It’s time for Glass to act in Kansas City
Two decades of bad baseball? Not enough. Thousands of irate fans? Nope. One failed youth movement after another? Keep trying.
What exactly is it going to take for Royals owner David Glass to open his eyes? How many more years of futility must KC faithful suffer through before the former Wal-Mart CEO realizes the city deserves better? When, oh when, will he finally fork over the cash or sell the team to someone willing to produce a winner?
Questions like these have been floating around Kauffman Stadium for years, but not quite like this. Even the most patient fans are seemingly at their wits’ end. They’ve seen three general managers and nine managers — two of them interims — since Glass took over the franchise. Homegrown superstars like Johnny Damon, Carlos Beltran and Zack Greinke have been shipped off to reduce the payroll, and the results have spoken for themselves.
Since Sept. 23, 1993 — Glass’ first day as Royals CEO — Kansas City has a cumulative record of 1,265-1,676. That stretch includes just two winning seasons — an 83-79 mark in 2003 and a 64-51 mark during the strike-shortened 1994 campaign. Need I say more?
This week’s All-Star festivities gave Royals fans a chance to see something they haven’t been accustomed to since Ronald Reagan was in the White House. Whether it was Sunday’s Futures Game, Monday’s Home Run Derby or Tuesday’s All-Star Game, fans came in droves to watch good baseball in their hometown stadium. I only hope Glass was paying close attention. Despite years and years of embarrassment, KC showed it’s still very much a baseball town.
As I sat in the outfield seats during Sunday’s festivities, I couldn’t help let my mind wander. What must it have felt like to see a packed house every night? How would I have reacted after the final out of the 1985 World Series? When will I finally get the chance to experience those feelings? If Glass continues this tired routine of penny-pinching and roster overhauls, it could very well be another 20 years.
Forgive me if I sound bitter. I’m part of a generation that hasn’t seen this once-proud franchise even sniff the postseason. Instead, we listen to stories about the glory days and revel in our own memories of the “magical” 2003 season, which ended in a September meltdown and a third-place finish in the American League Central. Sorry to rain on the parade, but it’s hard to take pride in one mediocre season that happened nine years ago.
Nope, I want the winner that I and so many other fans have waited our entire lives for.

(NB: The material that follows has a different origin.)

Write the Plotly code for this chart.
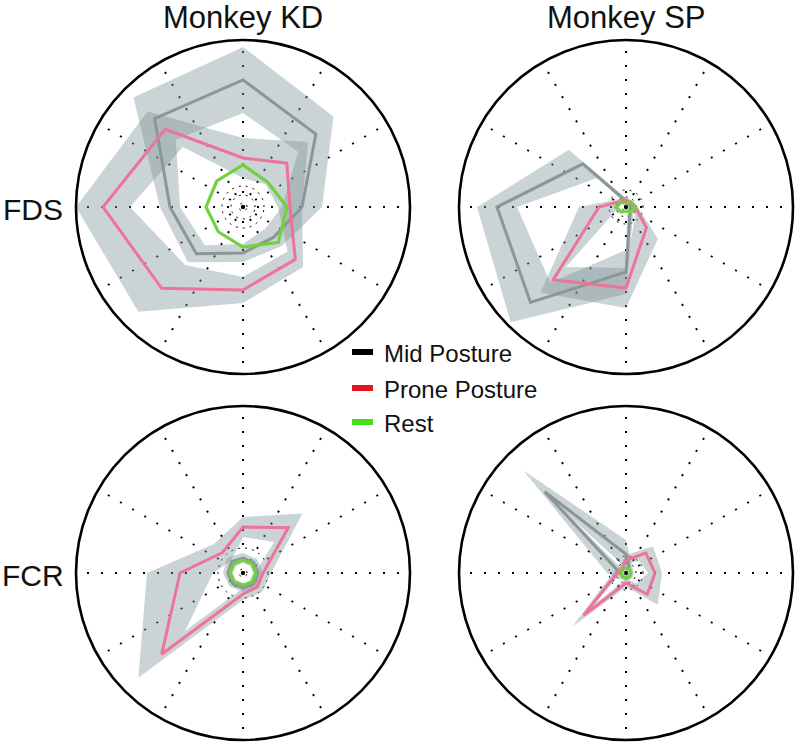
import plotly.graph_objects as go

W, H = 798, 742

# ---------------- data (radial units; outer circle = 167) ----------------
angles = [0, 45, 90, 135, 180, 225, 270, 315]
r_max = 167

# Monkey KD, FDS
kd_fds_mid_mean = [59, 103, 127, 125, 73, 66, 46, 43]
kd_fds_mid_sem = [20, 25, 33, 30, 10, 12, 9, 12]
kd_fds_prone_mean = [47, 62, 49, 110, 140, 115, 83, 74]
kd_fds_prone_sem = [12, 30, 20, 25, 27, 33, 13, 11]
kd_fds_rest_mean = [44, 35, 42, 37, 37, 35, 40, 50]
kd_fds_rest_sem = [1, 1, 1, 1, 1, 1, 1, 1]
kd_fds_grid = [4, 12, 21]

# Monkey SP, FDS
sp_fds_mid_mean = [5, 4, 6, 61, 129, 135, 65, 6]
sp_fds_mid_sem = [3, 3, 3, 20, 20, 28, 22, 4]
sp_fds_prone_mean = [9, 6, 7, 8, 27, 103, 81, 29]
sp_fds_prone_sem = [3, 3, 3, 3, 20, 18, 20, 16]
sp_fds_rest_mean = [10, 7, 4, 7, 10, 7, 4, 7]
sp_fds_rest_sem = [1, 1, 1, 1, 1, 1, 1, 1]
sp_fds_grid = [4, 10, 17]

# Monkey KD, FCR
kd_fcr_mid_mean = [15, 15, 15, 16, 15, 15, 15, 15]
kd_fcr_mid_sem = [5, 5, 5, 6, 5, 4, 4, 5]
kd_fcr_prone_mean = [20, 64, 46, 29, 63, 115, 21, 20]
kd_fcr_prone_sem = [8, 20, 10, 12, 33, 33, 6, 7]
kd_fcr_rest_mean = [13, 13, 13, 13, 13, 12, 12, 13]
kd_fcr_rest_sem = [1, 1, 1, 1, 1, 1, 1, 1]
kd_fcr_grid = [4, 15, 25]

# Monkey SP, FCR
sp_fcr_mid_mean = [5, 5, 19, 115, 6, 5, 5, 5]
sp_fcr_mid_sem = [3, 4, 14, 30, 13, 4, 3, 3]
sp_fcr_prone_mean = [29, 28, 13, 6, 9, 60, 10, 30]
sp_fcr_prone_sem = [7, 10, 5, 3, 4, 16, 4, 15]
sp_fcr_rest_mean = [5, 5, 5, 5, 5, 5, 5, 5]
sp_fcr_rest_sem = [1, 1, 1, 1, 1, 1, 1, 1]
sp_fcr_grid = [4, 10, 17]

col_titles = ["Monkey KD", "Monkey SP"]
row_titles = ["FDS", "FCR"]
legend_labels = ["Mid Posture", "Prone Posture", "Rest"]

# ---------------- styles ----------------
band_fill = "rgba(128,150,156,0.42)"
line_colors = {"mid": "#8c9696", "prone": "#ef7398", "rest": "#72d13e"}
legend_colors = ["#000000", "#e3161d", "#46e01a"]
FONT = "Liberation Sans, Arial, Helvetica, sans-serif"

panels = [
    ("polar", (76, 410), (40, 374),
     {"mid": (kd_fds_mid_mean, kd_fds_mid_sem), "prone": (kd_fds_prone_mean, kd_fds_prone_sem),
      "rest": (kd_fds_rest_mean, kd_fds_rest_sem)}, kd_fds_grid),
    ("polar2", (459, 793), (40, 374),
     {"mid": (sp_fds_mid_mean, sp_fds_mid_sem), "prone": (sp_fds_prone_mean, sp_fds_prone_sem),
      "rest": (sp_fds_rest_mean, sp_fds_rest_sem)}, sp_fds_grid),
    ("polar3", (76, 410), (406, 740),
     {"mid": (kd_fcr_mid_mean, kd_fcr_mid_sem), "prone": (kd_fcr_prone_mean, kd_fcr_prone_sem),
      "rest": (kd_fcr_rest_mean, kd_fcr_rest_sem)}, kd_fcr_grid),
    ("polar4", (459, 793), (406, 740),
     {"mid": (sp_fcr_mid_mean, sp_fcr_mid_sem), "prone": (sp_fcr_prone_mean, sp_fcr_prone_sem),
      "rest": (sp_fcr_rest_mean, sp_fcr_rest_sem)}, sp_fcr_grid),
]

fig = go.Figure()
layout_polars = {}

for name, (x0, x1), (y0, y1), series, grid in panels:
    # bands: one quad per segment so overlaps darken
    for key in ["mid", "prone"]:
        mean, sem = series[key]
        n = len(angles)
        for i in range(n):
            j = (i + 1) % n
            ai, aj = angles[i], angles[j] if j != 0 else 360
            oi, oj = mean[i] + sem[i], mean[j] + sem[j]
            ii, ij = max(mean[i] - sem[i], 0), max(mean[j] - sem[j], 0)
            fig.add_trace(go.Scatterpolar(
                r=[oi, oj, ij, ii, oi], theta=[ai, aj, aj, ai, ai],
                mode="lines", fill="toself", fillcolor=band_fill,
                line=dict(width=0, color="rgba(0,0,0,0)"),
                subplot=name, showlegend=False, hoverinfo="skip"))
    for key, lw in [("mid", 3), ("prone", 3), ("rest", 3.2)]:
        mean, sem = series[key]
        fig.add_trace(go.Scatterpolar(
            r=list(mean) + [mean[0]], theta=list(angles) + [360],
            mode="lines", line=dict(color=line_colors[key], width=lw),
            subplot=name, showlegend=False, hoverinfo="skip"))
    layout_polars[name] = dict(
        domain=dict(x=[x0 / W, x1 / W], y=[1 - y1 / H, 1 - y0 / H]),
        bgcolor="white",
        radialaxis=dict(range=[0, r_max], tickvals=grid, showticklabels=False, ticks="",
                        showline=False, showgrid=True, gridcolor="black", gridwidth=1.4,
                        griddash="2px,5px"),
        angularaxis=dict(dtick=30, showticklabels=False, ticks="", showline=True,
                         linecolor="black", linewidth=2.6, showgrid=True, gridcolor="black",
                         gridwidth=1.8, griddash="2px,12px", direction="counterclockwise",
                         rotation=0),
    )

annotations = []
for cx, txt in zip([243, 626], col_titles):
    annotations.append(dict(x=cx / W, y=1 - 17 / H, xref="paper", yref="paper", text=txt,
                            showarrow=False, font=dict(size=31, family=FONT, color="#111"),
                            xanchor="center", yanchor="middle"))
for cy, txt in zip([209, 575], row_titles):
    annotations.append(dict(x=33 / W, y=1 - cy / H, xref="paper", yref="paper", text=txt,
                            showarrow=False, font=dict(size=30, family=FONT, color="#111"),
                            xanchor="center", yanchor="middle"))

shapes = []
leg_y = [352, 388, 422]
for ly, lab, lc in zip(leg_y, legend_labels, legend_colors):
    shapes.append(dict(type="line", xref="paper", yref="paper", x0=352 / W, x1=373 / W,
                       y0=1 - ly / H, y1=1 - ly / H, line=dict(color=lc, width=6)))
    annotations.append(dict(x=382 / W, y=1 - (ly + 1) / H, xref="paper", yref="paper", text=lab,
                            showarrow=False, font=dict(size=24, family=FONT, color="#111"),
                            xanchor="left", yanchor="middle"))

fig.update_layout(width=W, height=H, margin=dict(l=0, r=0, t=0, b=0),
                  paper_bgcolor="white", plot_bgcolor="white", showlegend=False,
                  annotations=annotations, shapes=shapes, **layout_polars)

fig.write_html("out.html", config={"displayModeBar": False},
               post_script="document.body.style.margin='0px';document.body.style.overflow='hidden';")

We’ve been patient, we’ve tolerated losing and we’ve heard promises of change, but enough is enough.
The ball is still in Glass’ court, right where it’s been since he started running this franchise into the ground 20 years ago. Nowadays, though, things are different. Fans are fed up with his charade, and they’re taking their complaints straight to the top. I think I speak for more than just myself when I say it’s time to give Kansas City the team it deserves or get out of the way for someone who will.